What the exercise asks: Scan the entries below. List each line with "chart".
* Start Input *
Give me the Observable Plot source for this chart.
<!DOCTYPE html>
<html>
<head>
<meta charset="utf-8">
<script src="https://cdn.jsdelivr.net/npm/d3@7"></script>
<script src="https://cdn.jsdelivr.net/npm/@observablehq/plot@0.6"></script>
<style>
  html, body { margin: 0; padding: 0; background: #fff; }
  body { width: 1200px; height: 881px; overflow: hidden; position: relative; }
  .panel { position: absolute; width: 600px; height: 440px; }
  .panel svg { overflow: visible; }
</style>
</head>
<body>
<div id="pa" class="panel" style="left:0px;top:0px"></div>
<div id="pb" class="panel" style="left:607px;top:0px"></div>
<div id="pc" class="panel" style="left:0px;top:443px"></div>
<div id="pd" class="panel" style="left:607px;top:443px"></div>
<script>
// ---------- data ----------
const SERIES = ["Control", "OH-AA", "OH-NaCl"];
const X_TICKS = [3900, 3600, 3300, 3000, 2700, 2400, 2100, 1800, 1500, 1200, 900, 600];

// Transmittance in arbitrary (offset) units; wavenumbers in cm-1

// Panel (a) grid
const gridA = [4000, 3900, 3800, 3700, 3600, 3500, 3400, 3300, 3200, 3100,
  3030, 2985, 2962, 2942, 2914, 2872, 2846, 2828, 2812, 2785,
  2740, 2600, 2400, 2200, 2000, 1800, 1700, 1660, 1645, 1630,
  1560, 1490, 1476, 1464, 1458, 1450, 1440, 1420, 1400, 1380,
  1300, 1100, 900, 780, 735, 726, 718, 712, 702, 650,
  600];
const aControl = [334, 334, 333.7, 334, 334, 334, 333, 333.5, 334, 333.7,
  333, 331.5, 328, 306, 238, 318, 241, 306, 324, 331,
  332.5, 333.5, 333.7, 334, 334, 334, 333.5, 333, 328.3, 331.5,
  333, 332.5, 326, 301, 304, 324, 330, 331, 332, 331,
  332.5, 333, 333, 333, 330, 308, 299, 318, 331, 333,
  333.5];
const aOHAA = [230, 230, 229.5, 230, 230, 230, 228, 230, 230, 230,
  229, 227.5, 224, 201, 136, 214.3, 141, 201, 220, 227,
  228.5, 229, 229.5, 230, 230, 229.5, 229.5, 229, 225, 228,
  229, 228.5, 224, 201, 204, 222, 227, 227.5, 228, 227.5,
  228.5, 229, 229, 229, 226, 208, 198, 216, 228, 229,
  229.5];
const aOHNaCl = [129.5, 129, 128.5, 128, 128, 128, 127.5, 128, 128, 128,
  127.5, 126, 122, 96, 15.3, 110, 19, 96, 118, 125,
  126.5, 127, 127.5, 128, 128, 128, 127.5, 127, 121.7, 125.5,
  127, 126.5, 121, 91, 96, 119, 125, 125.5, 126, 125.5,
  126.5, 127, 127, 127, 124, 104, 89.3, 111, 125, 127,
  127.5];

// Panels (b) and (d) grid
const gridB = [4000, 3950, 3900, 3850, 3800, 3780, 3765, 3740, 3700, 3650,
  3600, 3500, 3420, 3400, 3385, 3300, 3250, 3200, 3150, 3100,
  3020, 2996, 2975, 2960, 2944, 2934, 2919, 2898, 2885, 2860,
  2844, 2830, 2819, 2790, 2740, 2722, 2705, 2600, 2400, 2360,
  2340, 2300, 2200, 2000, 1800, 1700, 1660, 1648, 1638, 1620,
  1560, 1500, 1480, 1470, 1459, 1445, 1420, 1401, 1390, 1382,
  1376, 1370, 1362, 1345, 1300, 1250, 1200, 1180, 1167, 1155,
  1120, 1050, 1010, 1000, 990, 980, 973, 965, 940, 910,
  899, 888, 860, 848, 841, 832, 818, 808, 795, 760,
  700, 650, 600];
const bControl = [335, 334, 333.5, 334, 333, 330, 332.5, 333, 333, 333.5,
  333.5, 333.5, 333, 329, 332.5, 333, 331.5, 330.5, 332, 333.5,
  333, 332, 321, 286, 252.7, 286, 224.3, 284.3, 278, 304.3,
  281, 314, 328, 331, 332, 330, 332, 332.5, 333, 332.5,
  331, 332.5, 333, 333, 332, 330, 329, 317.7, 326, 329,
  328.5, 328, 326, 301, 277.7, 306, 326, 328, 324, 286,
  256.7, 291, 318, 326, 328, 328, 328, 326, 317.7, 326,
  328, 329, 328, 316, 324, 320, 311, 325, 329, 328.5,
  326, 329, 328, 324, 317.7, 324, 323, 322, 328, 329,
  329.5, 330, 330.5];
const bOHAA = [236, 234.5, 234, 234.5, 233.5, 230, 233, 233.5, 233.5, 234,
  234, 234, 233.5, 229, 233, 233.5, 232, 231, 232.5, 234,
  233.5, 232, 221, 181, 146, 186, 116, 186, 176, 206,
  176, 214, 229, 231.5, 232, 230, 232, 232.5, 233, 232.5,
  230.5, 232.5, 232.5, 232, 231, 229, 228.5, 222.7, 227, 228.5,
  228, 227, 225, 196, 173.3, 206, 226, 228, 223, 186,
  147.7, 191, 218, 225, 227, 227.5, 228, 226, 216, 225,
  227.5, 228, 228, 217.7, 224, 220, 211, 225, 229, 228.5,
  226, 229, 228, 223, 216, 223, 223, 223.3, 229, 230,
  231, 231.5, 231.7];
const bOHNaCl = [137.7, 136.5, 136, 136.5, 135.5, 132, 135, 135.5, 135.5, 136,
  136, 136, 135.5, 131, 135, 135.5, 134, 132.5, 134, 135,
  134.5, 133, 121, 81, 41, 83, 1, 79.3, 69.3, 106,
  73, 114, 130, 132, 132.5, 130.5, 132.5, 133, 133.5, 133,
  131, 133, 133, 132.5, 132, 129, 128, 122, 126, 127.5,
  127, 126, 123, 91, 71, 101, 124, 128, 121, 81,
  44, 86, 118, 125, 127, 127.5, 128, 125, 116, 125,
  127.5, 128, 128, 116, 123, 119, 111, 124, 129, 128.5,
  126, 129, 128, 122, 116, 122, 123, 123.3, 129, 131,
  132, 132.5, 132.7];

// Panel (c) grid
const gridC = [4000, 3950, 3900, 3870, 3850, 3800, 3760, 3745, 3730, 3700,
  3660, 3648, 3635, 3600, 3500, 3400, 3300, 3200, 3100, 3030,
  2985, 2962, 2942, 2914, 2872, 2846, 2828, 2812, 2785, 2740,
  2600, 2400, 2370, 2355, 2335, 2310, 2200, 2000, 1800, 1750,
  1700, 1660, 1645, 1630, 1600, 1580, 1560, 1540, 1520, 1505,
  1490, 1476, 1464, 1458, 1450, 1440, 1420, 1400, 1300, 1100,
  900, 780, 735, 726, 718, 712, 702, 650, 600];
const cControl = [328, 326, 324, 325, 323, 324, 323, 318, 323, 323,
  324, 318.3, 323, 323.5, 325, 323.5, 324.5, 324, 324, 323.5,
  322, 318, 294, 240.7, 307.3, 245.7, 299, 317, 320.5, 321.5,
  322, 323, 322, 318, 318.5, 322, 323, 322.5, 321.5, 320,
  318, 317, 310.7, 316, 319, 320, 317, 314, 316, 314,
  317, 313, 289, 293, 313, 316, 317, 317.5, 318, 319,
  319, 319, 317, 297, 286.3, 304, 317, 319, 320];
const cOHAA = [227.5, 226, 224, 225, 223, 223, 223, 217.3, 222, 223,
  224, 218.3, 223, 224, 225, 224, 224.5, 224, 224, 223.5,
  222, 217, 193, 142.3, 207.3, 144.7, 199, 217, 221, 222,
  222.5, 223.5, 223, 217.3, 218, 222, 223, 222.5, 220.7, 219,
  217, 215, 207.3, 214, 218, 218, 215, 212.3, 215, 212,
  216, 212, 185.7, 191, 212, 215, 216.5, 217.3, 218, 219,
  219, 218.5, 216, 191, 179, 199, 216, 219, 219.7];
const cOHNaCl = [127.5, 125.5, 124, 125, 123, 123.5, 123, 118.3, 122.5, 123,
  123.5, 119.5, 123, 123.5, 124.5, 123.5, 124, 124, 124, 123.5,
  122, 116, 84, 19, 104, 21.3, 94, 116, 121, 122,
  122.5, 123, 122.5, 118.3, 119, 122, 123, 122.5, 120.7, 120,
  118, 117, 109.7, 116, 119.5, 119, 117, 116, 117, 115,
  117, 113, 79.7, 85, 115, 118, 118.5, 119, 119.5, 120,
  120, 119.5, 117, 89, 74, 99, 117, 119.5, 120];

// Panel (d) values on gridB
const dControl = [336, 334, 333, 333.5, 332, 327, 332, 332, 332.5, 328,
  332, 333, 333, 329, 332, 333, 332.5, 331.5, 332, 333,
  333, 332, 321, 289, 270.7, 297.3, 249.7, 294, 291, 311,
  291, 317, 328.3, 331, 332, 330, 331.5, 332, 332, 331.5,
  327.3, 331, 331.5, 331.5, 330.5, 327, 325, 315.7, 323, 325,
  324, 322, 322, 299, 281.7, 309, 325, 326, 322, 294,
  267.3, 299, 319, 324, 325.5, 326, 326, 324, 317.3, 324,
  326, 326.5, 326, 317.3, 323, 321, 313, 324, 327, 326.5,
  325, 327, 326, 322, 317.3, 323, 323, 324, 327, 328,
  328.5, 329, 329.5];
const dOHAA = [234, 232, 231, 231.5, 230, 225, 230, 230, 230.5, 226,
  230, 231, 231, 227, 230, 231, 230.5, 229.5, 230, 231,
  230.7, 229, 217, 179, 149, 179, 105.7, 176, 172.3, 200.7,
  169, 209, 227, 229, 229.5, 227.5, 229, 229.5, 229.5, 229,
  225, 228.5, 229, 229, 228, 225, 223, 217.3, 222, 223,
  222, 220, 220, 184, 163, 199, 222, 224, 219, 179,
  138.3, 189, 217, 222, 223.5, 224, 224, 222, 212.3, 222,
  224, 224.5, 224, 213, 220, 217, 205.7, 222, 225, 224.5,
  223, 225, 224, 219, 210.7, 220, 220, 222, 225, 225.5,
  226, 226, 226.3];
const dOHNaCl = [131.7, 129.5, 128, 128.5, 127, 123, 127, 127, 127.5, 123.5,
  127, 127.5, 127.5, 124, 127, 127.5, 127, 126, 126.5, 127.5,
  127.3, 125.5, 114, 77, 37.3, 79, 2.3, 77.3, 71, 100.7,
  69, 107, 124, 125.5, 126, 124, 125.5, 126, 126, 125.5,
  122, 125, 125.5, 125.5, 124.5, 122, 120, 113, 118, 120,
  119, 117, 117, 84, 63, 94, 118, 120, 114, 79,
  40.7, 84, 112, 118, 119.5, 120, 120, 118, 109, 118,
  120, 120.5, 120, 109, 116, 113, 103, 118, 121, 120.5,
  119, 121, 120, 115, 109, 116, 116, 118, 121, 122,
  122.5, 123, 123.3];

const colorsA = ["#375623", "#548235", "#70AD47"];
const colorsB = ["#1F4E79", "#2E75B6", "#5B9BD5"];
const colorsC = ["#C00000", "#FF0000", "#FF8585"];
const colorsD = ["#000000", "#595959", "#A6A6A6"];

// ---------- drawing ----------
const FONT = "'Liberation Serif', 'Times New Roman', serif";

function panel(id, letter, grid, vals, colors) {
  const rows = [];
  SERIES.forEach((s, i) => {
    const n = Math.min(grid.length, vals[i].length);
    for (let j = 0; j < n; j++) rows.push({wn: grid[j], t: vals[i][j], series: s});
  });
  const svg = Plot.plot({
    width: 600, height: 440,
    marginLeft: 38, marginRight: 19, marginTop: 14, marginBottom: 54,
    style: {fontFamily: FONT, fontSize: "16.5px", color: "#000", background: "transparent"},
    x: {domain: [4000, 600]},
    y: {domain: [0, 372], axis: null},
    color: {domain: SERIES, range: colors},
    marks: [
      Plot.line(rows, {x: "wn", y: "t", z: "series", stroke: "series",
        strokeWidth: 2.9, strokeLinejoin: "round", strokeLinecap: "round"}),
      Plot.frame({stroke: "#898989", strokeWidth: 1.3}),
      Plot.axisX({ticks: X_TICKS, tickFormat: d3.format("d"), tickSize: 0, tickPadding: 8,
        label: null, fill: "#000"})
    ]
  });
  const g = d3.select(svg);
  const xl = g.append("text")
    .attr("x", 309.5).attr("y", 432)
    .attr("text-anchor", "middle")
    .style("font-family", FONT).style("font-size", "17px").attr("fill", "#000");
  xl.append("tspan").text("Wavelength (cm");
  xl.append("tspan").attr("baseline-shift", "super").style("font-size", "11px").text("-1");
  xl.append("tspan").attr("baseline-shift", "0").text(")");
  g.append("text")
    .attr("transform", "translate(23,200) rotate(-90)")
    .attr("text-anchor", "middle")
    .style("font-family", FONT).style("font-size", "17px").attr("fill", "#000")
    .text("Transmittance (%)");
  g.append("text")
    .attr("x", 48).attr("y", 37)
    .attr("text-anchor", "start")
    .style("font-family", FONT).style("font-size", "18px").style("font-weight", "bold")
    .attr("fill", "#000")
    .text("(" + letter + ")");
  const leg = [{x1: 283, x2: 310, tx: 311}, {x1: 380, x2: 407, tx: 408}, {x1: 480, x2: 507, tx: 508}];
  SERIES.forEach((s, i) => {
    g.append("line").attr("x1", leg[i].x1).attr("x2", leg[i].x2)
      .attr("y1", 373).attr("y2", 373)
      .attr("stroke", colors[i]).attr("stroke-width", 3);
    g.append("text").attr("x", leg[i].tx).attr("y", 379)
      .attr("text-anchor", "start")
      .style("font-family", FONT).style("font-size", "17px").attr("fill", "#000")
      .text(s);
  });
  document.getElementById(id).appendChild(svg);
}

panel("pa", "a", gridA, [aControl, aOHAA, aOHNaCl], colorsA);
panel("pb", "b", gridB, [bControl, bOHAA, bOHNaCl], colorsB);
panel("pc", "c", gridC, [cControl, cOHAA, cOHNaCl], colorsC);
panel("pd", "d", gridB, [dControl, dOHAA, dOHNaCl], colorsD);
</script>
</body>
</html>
* End Input *
* Start Input *
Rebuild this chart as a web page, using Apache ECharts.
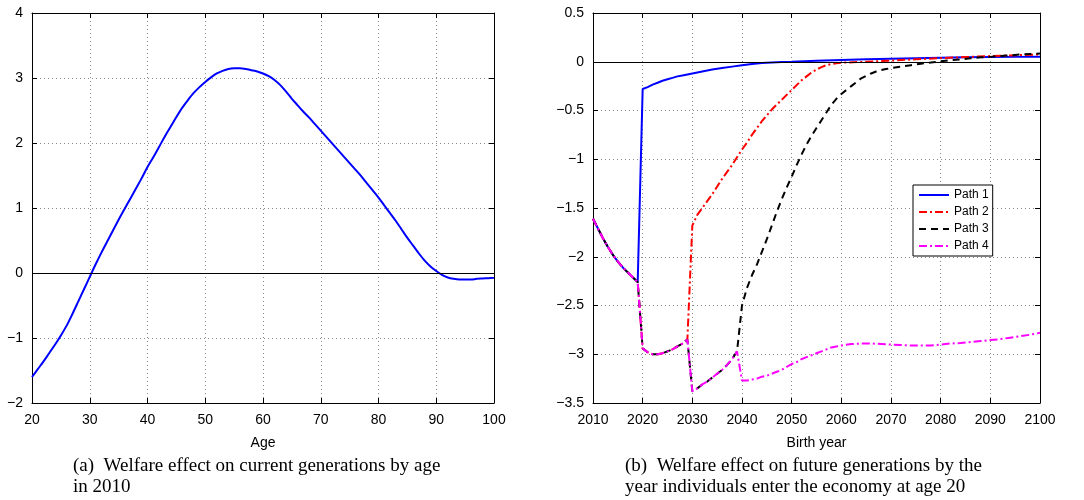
* End Input *
Output for this task:
Give me the Observable Plot source for this chart.
Rebuild this chart as a web page, using Apache ECharts.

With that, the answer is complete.